Short sleep duration is correlated with an increased risk of developing obesity and cardiovascular disease, but the mechanisms behind this relation are largely unknown.


We aimed to test the hypothesis that acute sleep loss decreases physical activity while increasing food intake, thereby shifting 2 crucial behavioral components of energy homeostasis toward weight gain.


In 15 healthy, normal-weight men, spontaneous physical activity was registered by accelerometry during the entire experiment, and food intake as well as relevant hormones were assessed during a 15-h daytime period after 2 nights of regular sleep (bed time: 2245-0700) and after 2 nights of restricted sleep (bed time: 0245-0700). Experiments were performed in a crossover design.

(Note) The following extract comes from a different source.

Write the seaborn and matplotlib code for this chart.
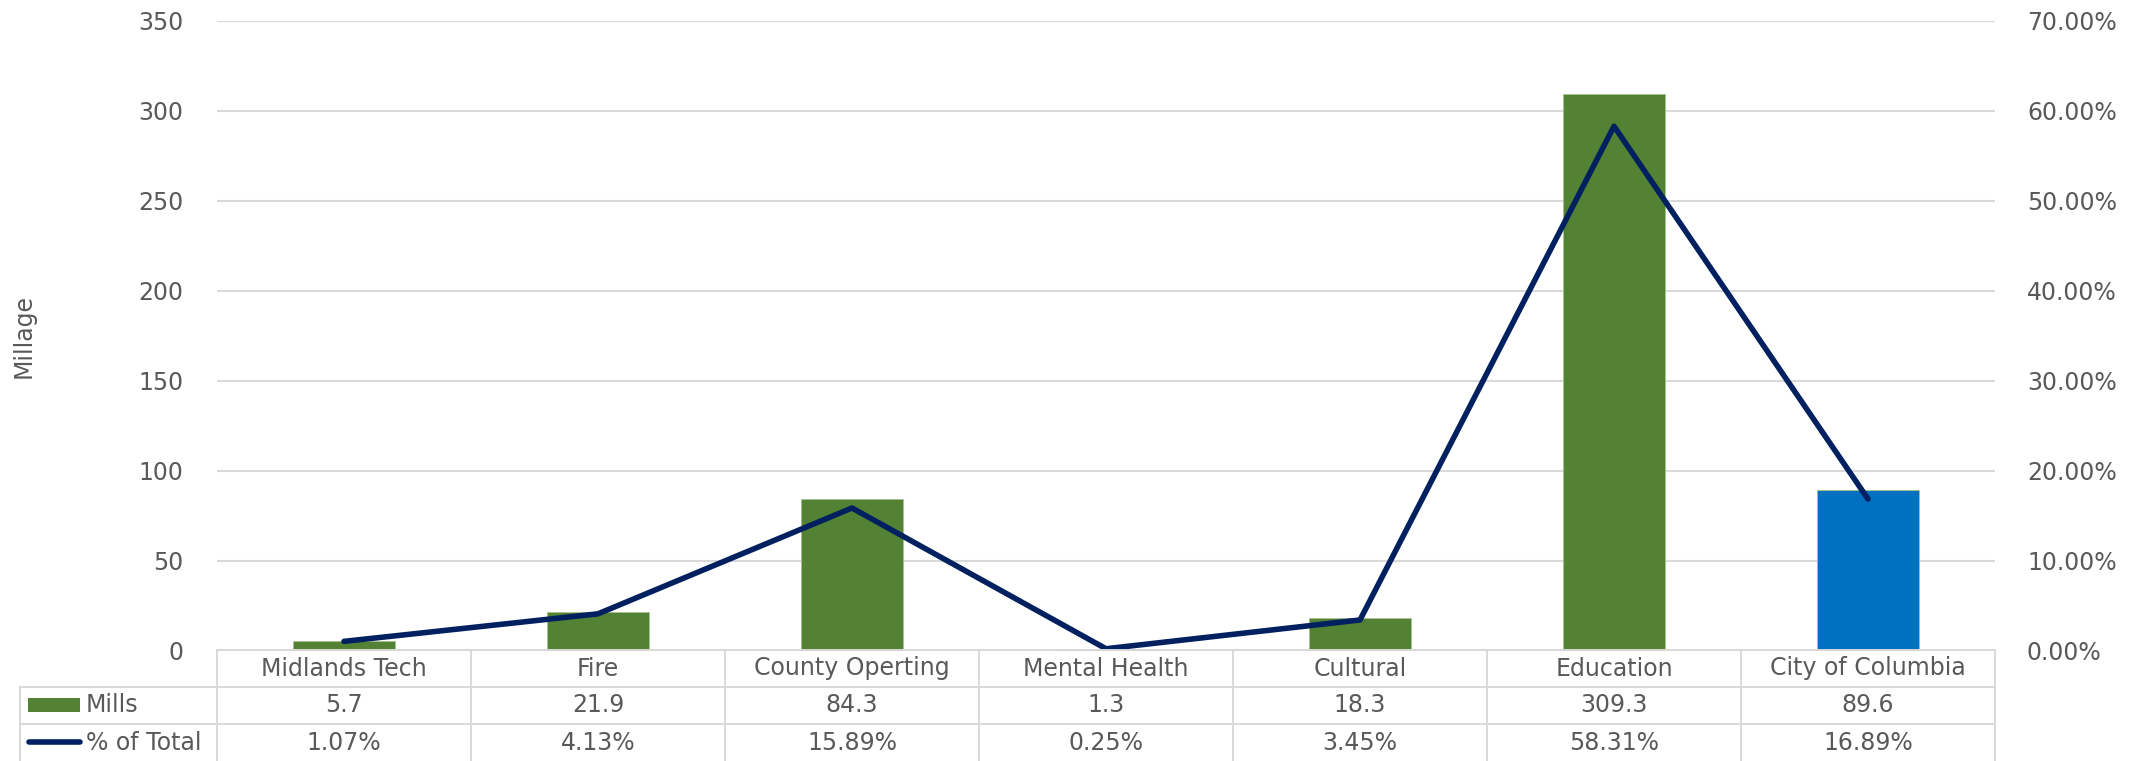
import numpy as np
import pandas as pd
import matplotlib
matplotlib.use("Agg")
import matplotlib.pyplot as plt
import seaborn as sns
from matplotlib.lines import Line2D
from matplotlib.patches import Rectangle
from matplotlib.ticker import FuncFormatter

categories = ["Midlands Tech", "Fire", "County Operting", "Mental Health",
              "Cultural", "Education", "City of Columbia"]
mills = [5.7, 21.9, 84.3, 1.3, 18.3, 309.3, 89.6]
pct_of_total = [1.07, 4.13, 15.89, 0.25, 3.45, 58.31, 16.89]
mills_labels = ["5.7", "21.9", "84.3", "1.3", "18.3", "309.3", "89.6"]
pct_labels = ["1.07%", "4.13%", "15.89%", "0.25%", "3.45%", "58.31%", "16.89%"]
left_ticks = [0, 50, 100, 150, 200, 250, 300, 350]
right_ticks = [0, 10, 20, 30, 40, 50, 60, 70]

GREEN = "#548235"
BLUE = "#0070C0"
NAVY = "#002060"
TXT = "#595959"
GRID = "#D9D9D9"

sns.set_theme(style="white")
plt.rcParams["font.family"] = ["DejaVu Sans"]
FS = 17

W, H = 2138, 761
fig = plt.figure(figsize=(W / 100, H / 100), dpi=100)
fig.patch.set_facecolor("white")

x0, x1 = 217, 1995
y_top, y_zero = 21, 651
ax = fig.add_axes([x0 / W, 1 - y_zero / H, (x1 - x0) / W, (y_zero - y_top) / H])

df = pd.DataFrame({"cat": categories, "mills": mills, "pct": pct_of_total})
palette = [GREEN] * (len(categories) - 1) + [BLUE]
sns.barplot(data=df, x="cat", y="mills", hue="cat", palette=palette,
            width=0.4, legend=False, ax=ax, saturation=1,
            edgecolor="#A9C08F", linewidth=0.6)
ax.set_ylim(0, 350)
ax.set_yticks(left_ticks)
ax.yaxis.grid(True, color=GRID, linewidth=1.5)
ax.set_axisbelow(True)
for s in ax.spines.values():
    s.set_visible(False)
ax.tick_params(axis="y", length=0, pad=24, labelsize=FS, labelcolor=TXT)
ax.tick_params(axis="x", length=0, labelbottom=False)
ax.set_xlabel("")
ax.set_ylabel("Millage", fontsize=FS, color=TXT)
ax.yaxis.set_label_coords((36 - x0) / (x1 - x0), 0.5)

ax2 = ax.twinx()
sns.lineplot(x=np.arange(len(categories)), y=np.array(pct_of_total), ax=ax2,
             color=NAVY, linewidth=4.0, sort=False)
ax2.set_ylim(0, 70)
ax2.set_yticks(right_ticks)
ax2.yaxis.set_major_formatter(FuncFormatter(lambda v, p: f"{v:.2f}%"))
ax2.tick_params(axis="y", length=0, pad=23, labelsize=FS, labelcolor=TXT)
for s in ax2.spines.values():
    s.set_visible(False)
ax2.set_ylabel("")
ax.set_xlim(-0.5, len(categories) - 0.5)
ax2.set_xlim(-0.5, len(categories) - 0.5)

# Data table drawn in pixel coordinates of the figure
def fx(px):
    return px / W

def fy(py):
    return 1 - py / H

col_w = (x1 - x0) / len(categories)
r0, r1, r2, r3 = 650, 687, 724, 761
lkw = dict(color=GRID, linewidth=1.4, transform=fig.transFigure)
fig.add_artist(Line2D([fx(x0), fx(x1)], [fy(r0), fy(r0)], **lkw))
for yy in (r1, r2):
    fig.add_artist(Line2D([fx(20), fx(x1)], [fy(yy), fy(yy)], **lkw))
for i in range(len(categories) + 1):
    xx = x0 + i * col_w
    fig.add_artist(Line2D([fx(xx), fx(xx)], [fy(r0), fy(r3)], **lkw))
fig.add_artist(Line2D([fx(20), fx(20)], [fy(r1), fy(r3)], **lkw))

for i, cat in enumerate(categories):
    cx = x0 + (i + 0.5) * col_w
    fig.text(fx(cx), fy((r0 + r1) / 2), cat, ha="center", va="center",
             fontsize=FS, color=TXT)
    fig.text(fx(cx), fy((r1 + r2) / 2), mills_labels[i], ha="center", va="center",
             fontsize=FS, color=TXT)
    fig.text(fx(cx), fy((r2 + r3) / 2), pct_labels[i], ha="center", va="center",
             fontsize=FS, color=TXT)

# legend keys
fig.add_artist(Rectangle((fx(28), fy(712)), fx(80) - fx(28), fy(698) - fy(712),
                         facecolor=GREEN, edgecolor="none", transform=fig.transFigure))
fig.text(fx(86), fy((r1 + r2) / 2), "Mills", ha="left", va="center",
         fontsize=FS, color=TXT)
fig.add_artist(Line2D([fx(29), fx(80)], [fy(742), fy(742)], color=NAVY,
                      linewidth=4.0, solid_capstyle="round", transform=fig.transFigure))
fig.text(fx(86), fy((r2 + r3) / 2), "% of Total", ha="left", va="center",
         fontsize=FS, color=TXT)

fig.savefig("out.png", dpi=100, facecolor="white")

Sleep restriction significantly decreased physical activity during the daytime spent under free-living conditions after the first night of sleep manipulation (P = 0.008). Also, intensities of physical activity were shifted toward lower levels, with less time spent with intense activities (P = 0.046). Total energy intake, feelings of hunger, and appetite as well as ghrelin and leptin concentrations during day 2 remained unaffected by acute sleep restriction.


In contrast to our expectation, short-term sleep loss neither increased food intake nor affected concentrations of the hunger-regulating hormones leptin and ghrelin. However, the observed decrease in daytime physical activity may point to another potentially important behavioral mechanism for the health-impairing influence of sleep loss.